Mudaliyar Thomas Rodrigo (11 April 1868 – 7 October 1945) was a Ceylonese entrepreneur. He was the owner of the Pagado Tea Rooms.

Rodrigo was born in Panadura to Jeronimus Rodrigo and Prolentina Soysa; his grandfather was Anthony Rodrigo, a Patabendi Mahathmaya. He was the youngest of four brothers. He received his education at Prince of Wales College, Moratuwa.

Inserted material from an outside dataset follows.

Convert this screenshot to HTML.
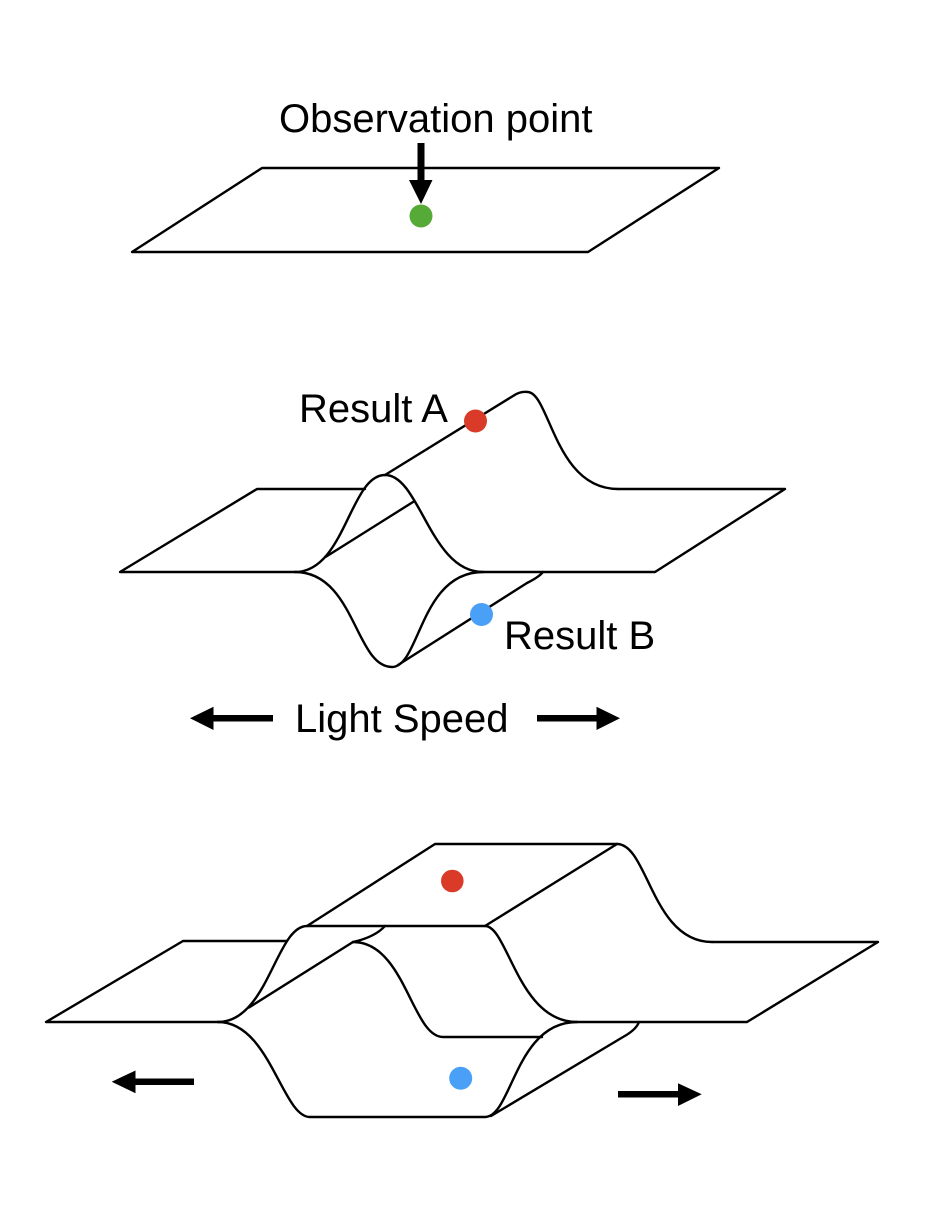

Following his schooling, he entered public service as a Clerk in the Attorney General's Department in the Solicitor General's staff. He went on to serve as the Chief Clerk, until his early retirement. He thereafter moved into business in the plantations sector, having purchased Rock Cave Estate in Walgama. He then purchased a share of ownership of the restaurant Pagoda Tea Rooms in Chatham Street, Fort. The British Government of Ceylon granted him the titular honor of Mudaliyar. He was a member of the Board of Management of the Colombo YMBA and the Sri Sumangala College.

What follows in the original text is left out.